STORED DATA —
- - -
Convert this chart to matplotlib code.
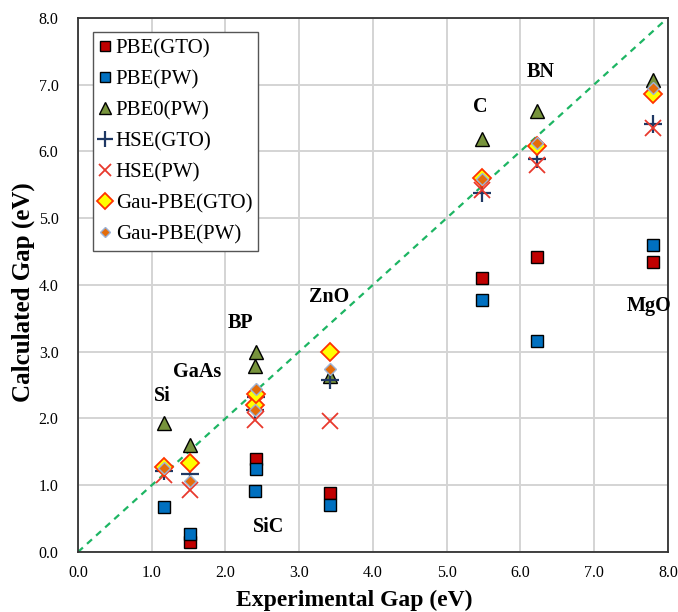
import numpy as np
import matplotlib
matplotlib.use("Agg")
import matplotlib.pyplot as plt

plt.rcParams['font.family'] = ['Liberation Serif', 'DejaVu Serif']

# materials: Si, GaAs, BP, SiC, ZnO, C, BN, MgO
materials = ['Si', 'GaAs', 'BP', 'SiC', 'ZnO', 'C', 'BN', 'MgO']
exp_gap = [1.17, 1.52, 2.40, 2.42, 3.42, 5.48, 6.23, 7.80]

pbe_gto = [np.nan, 0.15, np.nan, 1.40, 0.89, 4.11, 4.42, 4.34]
pbe_pw = [0.67, 0.27, 0.92, 1.25, 0.71, 3.77, 3.16, 4.59]
pbe0_pw = [1.93, 1.61, 2.79, 2.99, 2.63, 6.18, 6.60, 7.07]
hse_gto = [1.21, 1.17, 2.12, 2.32, 2.57, 5.38, 5.89, 6.41]
hse_pw = [1.15, 0.93, 1.97, 2.22, 1.96, 5.42, 5.80, 6.35]
gau_gto = [1.27, 1.33, 2.20, 2.37, 2.99, 5.60, 6.08, 6.86]
gau_pw = [1.26, 1.06, 2.12, 2.44, 2.74, 5.59, 6.12, 6.95]

# label positions (data coords)
label_x = [1.14, 1.62, 2.20, 2.58, 3.40, 5.46, 6.28, 7.75]
label_y = [2.33, 2.69, 3.43, 0.37, 3.82, 6.66, 7.19, 3.69]

fig = plt.figure(figsize=(6.78, 6.12), dpi=100)
ax = fig.add_axes([0.115, 0.098, 0.870, 0.873])

ax.plot([0, 8], [0, 8], color='#1DB563', ls=(0, (3, 2.5)), lw=1.6, zorder=1)

ax.plot(exp_gap, pbe_gto, ls='none', marker='s', ms=8.5, mfc='#C00000', mec='black', mew=1.0, label='PBE(GTO)', zorder=3)
ax.plot(exp_gap, pbe_pw, ls='none', marker='s', ms=8.5, mfc='#0070C0', mec='black', mew=1.0, label='PBE(PW)', zorder=3)
ax.plot(exp_gap, pbe0_pw, ls='none', marker='^', ms=10, mfc='#77933C', mec='black', mew=1.0, label='PBE0(PW)', zorder=3)
ax.plot(exp_gap, hse_gto, ls='none', marker='+', ms=13, mec='#1F3864', mew=1.6, label='HSE(GTO)', zorder=3)
ax.plot(exp_gap, hse_pw, ls='none', marker='x', ms=11, mec='#E8392D', mew=1.3, label='HSE(PW)', zorder=3)
ax.plot(exp_gap, gau_gto, ls='none', marker='D', ms=9, mfc='#FFFF00', mec='#FF3300', mew=1.3, label='Gau-PBE(GTO)', zorder=3)
ax.plot(exp_gap, gau_pw, ls='none', marker='D', ms=6.5, mfc='#E46C0A', mec='#9DB3D6', mew=1.0, label='Gau-PBE(PW)', zorder=3)

for name, lx, ly in zip(materials, label_x, label_y):
    ax.text(lx, ly, name, ha='center', va='center', fontsize=14.5, fontweight='bold')

ax.set_xlim(0, 8)
ax.set_ylim(0, 8)
ticks = np.arange(0, 9, 1.0)
ax.set_xticks(ticks)
ax.set_yticks(ticks)
ax.set_xticklabels([f'{t:.1f}' for t in ticks], fontsize=11.5)
ax.set_yticklabels([f'{t:.1f}' for t in ticks], fontsize=11.5)
ax.tick_params(axis='x', length=0, pad=9)
ax.tick_params(axis='y', length=0, pad=14)
ax.grid(True, color='#D4D4D4', lw=1.4)
ax.set_axisbelow(True)
for sp in ax.spines.values():
    sp.set_color('#333333')
    sp.set_linewidth(1.3)

ax.set_xlabel('Experimental Gap (eV)', fontsize=17, fontweight='bold')
ax.set_ylabel('Calculated Gap (eV)', fontsize=18, fontweight='bold')
ax.xaxis.set_label_coords(0.469, -0.070)
ax.yaxis.set_label_coords(-0.073, 0.486)

leg = ax.legend(loc='upper left', bbox_to_anchor=(0.025, 0.973), fontsize=15,
                frameon=True, fancybox=False, edgecolor='#555555', framealpha=1,
                handlelength=0.6, handletextpad=0.2, labelspacing=0.55,
                borderpad=0.3, borderaxespad=0, markerscale=0.85)
leg.get_frame().set_linewidth(1.0)

fig.savefig('out.png', dpi=100)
- - -
Copy every line above that includes the string "matplotlib".

Convert this chart to matplotlib code.
import matplotlib
matplotlib.use("Agg")
import matplotlib.pyplot as plt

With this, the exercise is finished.